# [Data listing]
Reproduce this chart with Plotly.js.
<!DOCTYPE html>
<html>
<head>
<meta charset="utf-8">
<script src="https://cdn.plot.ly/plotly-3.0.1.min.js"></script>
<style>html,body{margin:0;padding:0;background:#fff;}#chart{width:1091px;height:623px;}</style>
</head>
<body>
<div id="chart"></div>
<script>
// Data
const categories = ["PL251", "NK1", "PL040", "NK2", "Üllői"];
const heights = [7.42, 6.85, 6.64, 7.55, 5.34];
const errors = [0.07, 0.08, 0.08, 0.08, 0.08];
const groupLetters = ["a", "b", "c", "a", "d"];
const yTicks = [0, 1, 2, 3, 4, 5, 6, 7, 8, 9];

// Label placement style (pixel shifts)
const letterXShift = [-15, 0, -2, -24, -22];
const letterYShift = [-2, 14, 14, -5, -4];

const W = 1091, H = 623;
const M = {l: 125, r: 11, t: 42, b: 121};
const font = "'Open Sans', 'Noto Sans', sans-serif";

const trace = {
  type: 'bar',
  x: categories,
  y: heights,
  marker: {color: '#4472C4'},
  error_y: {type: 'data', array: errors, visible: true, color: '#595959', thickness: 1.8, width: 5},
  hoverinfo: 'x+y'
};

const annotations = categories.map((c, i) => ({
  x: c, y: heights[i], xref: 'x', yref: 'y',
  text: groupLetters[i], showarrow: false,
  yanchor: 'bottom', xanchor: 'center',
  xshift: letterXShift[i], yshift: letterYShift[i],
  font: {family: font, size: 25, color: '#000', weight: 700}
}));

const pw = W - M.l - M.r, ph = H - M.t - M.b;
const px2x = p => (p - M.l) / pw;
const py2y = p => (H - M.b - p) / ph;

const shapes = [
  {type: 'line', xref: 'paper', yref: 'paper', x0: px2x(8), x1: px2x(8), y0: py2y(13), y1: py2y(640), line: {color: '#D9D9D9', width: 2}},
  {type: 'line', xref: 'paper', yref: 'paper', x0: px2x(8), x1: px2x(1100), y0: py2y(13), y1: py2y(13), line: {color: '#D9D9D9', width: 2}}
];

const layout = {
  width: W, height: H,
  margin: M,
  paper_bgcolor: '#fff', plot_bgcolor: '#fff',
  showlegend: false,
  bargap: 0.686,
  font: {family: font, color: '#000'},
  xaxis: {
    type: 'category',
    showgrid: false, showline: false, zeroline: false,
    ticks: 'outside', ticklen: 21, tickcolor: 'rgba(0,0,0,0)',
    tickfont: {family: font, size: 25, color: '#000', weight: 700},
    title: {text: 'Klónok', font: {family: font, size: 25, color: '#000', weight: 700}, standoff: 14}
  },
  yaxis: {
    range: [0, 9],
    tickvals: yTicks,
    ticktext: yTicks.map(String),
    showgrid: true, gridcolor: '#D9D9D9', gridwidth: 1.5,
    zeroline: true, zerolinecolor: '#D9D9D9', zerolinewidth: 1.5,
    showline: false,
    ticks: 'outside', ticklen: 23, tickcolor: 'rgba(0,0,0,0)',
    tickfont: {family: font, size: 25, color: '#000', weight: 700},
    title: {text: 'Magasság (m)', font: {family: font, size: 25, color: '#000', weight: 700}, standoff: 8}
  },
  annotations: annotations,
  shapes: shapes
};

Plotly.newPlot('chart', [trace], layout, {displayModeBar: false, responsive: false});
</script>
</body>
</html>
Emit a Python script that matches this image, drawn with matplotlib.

# [Your objective]
Beginning at the top of the data, extract each line through the line containing "const py2y = p => (H - M.b - p) / ph;" and return those lines exactly, with nothing added.

# [The reply]
Reproduce this chart with Plotly.js.
<!DOCTYPE html>
<html>
<head>
<meta charset="utf-8">
<script src="https://cdn.plot.ly/plotly-3.0.1.min.js"></script>
<style>html,body{margin:0;padding:0;background:#fff;}#chart{width:1091px;height:623px;}</style>
</head>
<body>
<div id="chart"></div>
<script>
// Data
const categories = ["PL251", "NK1", "PL040", "NK2", "Üllői"];
const heights = [7.42, 6.85, 6.64, 7.55, 5.34];
const errors = [0.07, 0.08, 0.08, 0.08, 0.08];
const groupLetters = ["a", "b", "c", "a", "d"];
const yTicks = [0, 1, 2, 3, 4, 5, 6, 7, 8, 9];

// Label placement style (pixel shifts)
const letterXShift = [-15, 0, -2, -24, -22];
const letterYShift = [-2, 14, 14, -5, -4];

const W = 1091, H = 623;
const M = {l: 125, r: 11, t: 42, b: 121};
const font = "'Open Sans', 'Noto Sans', sans-serif";

const trace = {
  type: 'bar',
  x: categories,
  y: heights,
  marker: {color: '#4472C4'},
  error_y: {type: 'data', array: errors, visible: true, color: '#595959', thickness: 1.8, width: 5},
  hoverinfo: 'x+y'
};

const annotations = categories.map((c, i) => ({
  x: c, y: heights[i], xref: 'x', yref: 'y',
  text: groupLetters[i], showarrow: false,
  yanchor: 'bottom', xanchor: 'center',
  xshift: letterXShift[i], yshift: letterYShift[i],
  font: {family: font, size: 25, color: '#000', weight: 700}
}));

const pw = W - M.l - M.r, ph = H - M.t - M.b;
const px2x = p => (p - M.l) / pw;
const py2y = p => (H - M.b - p) / ph;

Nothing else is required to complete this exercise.